The assault on Kirkuk and other Kurdish towns was made easier by divisions within the parties that make up the Kurdistan Regional Government.

The peshmerga commanders in charge of the defense of Kirkuk ordered their fighters to withdraw without a fight as Hashd al-Shaabi and Iraqi troops approached. These commanders were members of the Patriotic Union of Kurdistan, a Kurdish party that opposes Barzani’s Kurdish Democratic Party. While both parties supported the referendum, a wing of the PUK disagreed, and then ordered the abandonment of Kirkuk.

The Kurdish Rudaw news agency reported that “Kurdish civilians pelted the retreating Peshmerga with rocks as they left Kirkuk. Video showed brave PUK Peshmerga weeping at the orders their superiors had given them.”

Heavy fighting took place Oct. 20 in Altun Kupri, the last Kurdish town on the road from Kirkuk to Erbil, the region’s capital. U.S.-trained Counter-Terrorism Service units and Federal Police joined with Hashd al-Shaabi in the attack.

The peshmerga said they destroyed two U.S. manufactured tanks, an armored vehicle and more than 12 Humvees. The Kurdish Ministry of Peshmerga said Oct. 22 that large numbers of people were volunteering to join the peshmerga.

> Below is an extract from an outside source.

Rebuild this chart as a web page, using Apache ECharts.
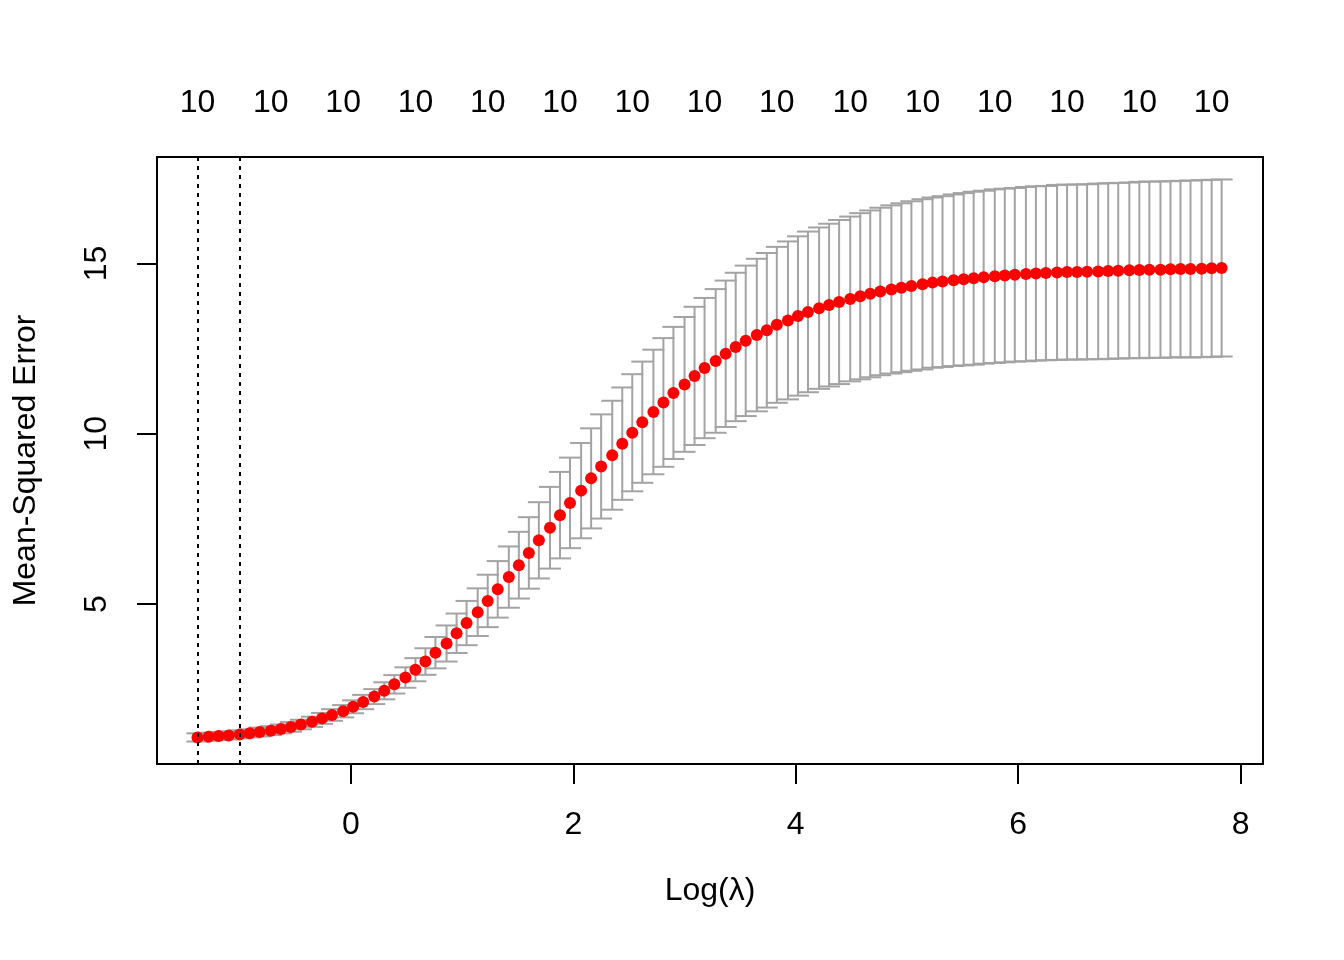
<!DOCTYPE html>
<html>
<head>
<meta charset="utf-8">
<title>cv.glmnet</title>
<script src="https://cdn.jsdelivr.net/npm/echarts@6/dist/echarts.min.js"></script>
<style>
  html, body { margin: 0; padding: 0; background: #fff; }
  #chart { width: 1344px; height: 960px; }
</style>
</head>
<body>
<div id="chart"></div>
<script>
// ── data ──
const logLambda = [
  -1.38, -1.28, -1.19, -1.10, -1.00, -0.91, -0.82, -0.72, -0.63, -0.54,
  -0.45, -0.35, -0.26, -0.17, -0.07,  0.02,  0.11,  0.21,  0.30,  0.39,
   0.49,  0.58,  0.67,  0.76,  0.86,  0.95,  1.04,  1.14,  1.23,  1.32,
   1.42,  1.51,  1.60,  1.69,  1.79,  1.88,  1.97,  2.07,  2.16,  2.25,
   2.35,  2.44,  2.53,  2.62,  2.72,  2.81,  2.90,  3.00,  3.09,  3.18,
   3.28,  3.37,  3.46,  3.55,  3.65,  3.74,  3.83,  3.93,  4.02,  4.11,
   4.21,  4.30,  4.39,  4.49,  4.58,  4.67,  4.76,  4.86,  4.95,  5.04,
   5.14,  5.23,  5.32,  5.42,  5.51,  5.60,  5.69,  5.79,  5.88,  5.97,
   6.07,  6.16,  6.25,  6.35,  6.44,  6.53,  6.62,  6.72,  6.81,  6.90,
   7.00,  7.09,  7.18,  7.28,  7.37,  7.46,  7.55,  7.65,  7.74,  7.83
];

// mean cross-validated error
const cvm = [
   1.08,  1.10,  1.12,  1.14,  1.17,  1.20,  1.24,  1.28,  1.33,  1.39,
   1.46,  1.54,  1.64,  1.74,  1.85,  1.98,  2.12,  2.28,  2.45,  2.64,
   2.84,  3.07,  3.31,  3.57,  3.84,  4.14,  4.44,  4.76,  5.09,  5.43,
   5.79,  6.14,  6.50,  6.87,  7.24,  7.61,  7.97,  8.33,  8.69,  9.04,
   9.37,  9.71, 10.03, 10.34, 10.64, 10.92, 11.20, 11.45, 11.70, 11.93,
  12.14, 12.35, 12.55, 12.73, 12.90, 13.04, 13.20, 13.33, 13.46, 13.58,
  13.69, 13.78, 13.87, 13.96, 14.04, 14.11, 14.18, 14.24, 14.29, 14.34,
  14.39, 14.44, 14.47, 14.51, 14.54, 14.57, 14.60, 14.63, 14.65, 14.67,
  14.69, 14.71, 14.72, 14.74, 14.75, 14.75, 14.76, 14.77, 14.78, 14.79,
  14.80, 14.81, 14.82, 14.82, 14.83, 14.84, 14.84, 14.85, 14.86, 14.87
];

// standard error (half length of each bar)
const cvsd = [
  0.12, 0.12, 0.12, 0.12, 0.12, 0.12, 0.13, 0.13, 0.13, 0.14,
  0.14, 0.15, 0.16, 0.17, 0.18, 0.19, 0.21, 0.22, 0.25, 0.27,
  0.30, 0.34, 0.39, 0.46, 0.53, 0.58, 0.65, 0.70, 0.77, 0.83,
  0.90, 0.98, 1.05, 1.12, 1.20, 1.27, 1.33, 1.40, 1.47, 1.53,
  1.60, 1.65, 1.72, 1.78, 1.83, 1.89, 1.94, 1.98, 2.03, 2.06,
  2.11, 2.15, 2.18, 2.21, 2.24, 2.27, 2.29, 2.32, 2.34, 2.36,
  2.37, 2.39, 2.41, 2.42, 2.44, 2.45, 2.46, 2.47, 2.48, 2.49,
  2.50, 2.50, 2.51, 2.52, 2.53, 2.54, 2.54, 2.55, 2.55, 2.55,
  2.56, 2.56, 2.56, 2.57, 2.57, 2.57, 2.57, 2.58, 2.58, 2.58,
  2.58, 2.59, 2.59, 2.59, 2.59, 2.59, 2.60, 2.60, 2.60, 2.60
];

const lambdaMin = -1.38;
const lambda1se = -1.00;

// number of nonzero coefficients shown along the top
const topTickAt = [-1.38, -0.72, -0.07, 0.58, 1.23, 1.88, 2.53, 3.18, 3.83, 4.49, 5.14, 5.79, 6.44, 7.09, 7.74];
const topTickLabels = ['10', '10', '10', '10', '10', '10', '10', '10', '10', '10', '10', '10', '10', '10', '10'];

const xTicks = [0, 2, 4, 6, 8];
const yTicks = [5, 10, 15];
const xRange = [-1.744, 8.202];
const yRange = [0.30, 18.13];

// ── chart ──
const FONT = '"Liberation Sans", Arial, Helvetica, sans-serif';
const chart = echarts.init(document.getElementById('chart'));

const barData = logLambda.map((x, i) => [x, cvm[i] - cvsd[i], cvm[i] + cvsd[i]]);
const pointData = logLambda.map((x, i) => [x, cvm[i]]);

function renderErrorBar(params, api) {
  const x = api.value(0);
  const lo = api.coord([x, api.value(1)]);
  const hi = api.coord([x, api.value(2)]);
  const w = 11;
  const style = { stroke: '#a3a3a3', lineWidth: 2, fill: null };
  return {
    type: 'group',
    children: [
      { type: 'line', shape: { x1: hi[0], y1: hi[1], x2: lo[0], y2: lo[1] }, style },
      { type: 'line', shape: { x1: hi[0] - w, y1: hi[1], x2: hi[0] + w, y2: hi[1] }, style },
      { type: 'line', shape: { x1: lo[0] - w, y1: lo[1], x2: lo[0] + w, y2: lo[1] }, style },
    ],
  };
}

chart.setOption({
  animation: false,
  backgroundColor: '#fff',
  textStyle: { fontFamily: FONT, color: '#000' },
  grid: {
    left: 157, right: 81, top: 157, bottom: 196,
    show: true, borderColor: '#000', borderWidth: 2, backgroundColor: 'transparent',
  },
  xAxis: [
    {
      type: 'value', position: 'bottom', min: xRange[0], max: xRange[1],
      name: 'Log(λ)', nameLocation: 'middle', nameGap: 111,
      nameTextStyle: { fontFamily: FONT, fontSize: 32, color: '#000' },
      axisLine: { show: false, onZero: false },
      axisTick: { show: true, customValues: xTicks, length: 20, lineStyle: { color: '#000', width: 2 } },
      axisLabel: { customValues: xTicks, margin: 45, fontFamily: FONT, fontSize: 32, color: '#000' },
      splitLine: { show: false },
    },
    {
      type: 'value', position: 'top', min: xRange[0], max: xRange[1],
      axisLine: { show: false, onZero: false },
      axisTick: { show: false },
      axisLabel: {
        customValues: topTickAt, margin: 38, fontFamily: FONT, fontSize: 32, color: '#000',
        formatter: v => {
          let k = 0;
          topTickAt.forEach((t, i) => { if (Math.abs(t - v) < Math.abs(topTickAt[k] - v)) k = i; });
          return topTickLabels[k];
        },
      },
      splitLine: { show: false },
    },
  ],
  yAxis: {
    type: 'value', position: 'left', min: yRange[0], max: yRange[1],
    name: 'Mean-Squared Error', nameLocation: 'middle', nameGap: 115, nameRotate: 90,
    nameTextStyle: { fontFamily: FONT, fontSize: 32, color: '#000' },
    axisLine: { show: false, onZero: false },
    axisTick: { show: true, customValues: yTicks, length: 20, lineStyle: { color: '#000', width: 2 } },
    axisLabel: { customValues: yTicks, rotate: 90, margin: 44, fontFamily: FONT, fontSize: 32, color: '#000' },
    splitLine: { show: false },
  },
  series: [
    {
      type: 'custom', name: 'bars', xAxisIndex: 0,
      renderItem: renderErrorBar,
      encode: { x: 0, y: [1, 2] },
      data: barData, z: 1, silent: true,
    },
    {
      type: 'scatter', name: 'cvm', xAxisIndex: 0,
      symbol: 'circle', symbolSize: 12,
      itemStyle: { color: '#ff0000', opacity: 1 },
      data: pointData, z: 2, silent: true,
    },
    {
      type: 'line', name: 'lambda', xAxisIndex: 0, data: [], z: 3, silent: true,
      markLine: {
        silent: true, symbol: 'none', animation: false,
        label: { show: false },
        lineStyle: { color: '#000', width: 2, type: [4, 5] },
        data: [{ xAxis: lambdaMin }, { xAxis: lambda1se }],
      },
    },
  ],
});
</script>
</body>
</html>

Rudaw reported that peshmerga beat back attacks by Hashd al-Shaabi and the Iraqi army near Rabia, on the Syrian border, and Makhmour, south of Erbil Oct. 24.

Alghad Press reports the peshmerga pulled back from Makhmour the next day. A “source within the Iraqi Counter-Terrorism Service” told the paper that government troops and Tehran-backed militia were now moving to take the Faysh Khabur border crossing that connects the KRG with Turkey. This crossing lies next to the pipeline that carries oil from Kurdistan to a port in Turkey.

“The Kurdistan nation with the power of the brave ones, sooner or later, will eventually reach its right and sacred objectives,” Kurdish President Barzani said Oct. 17.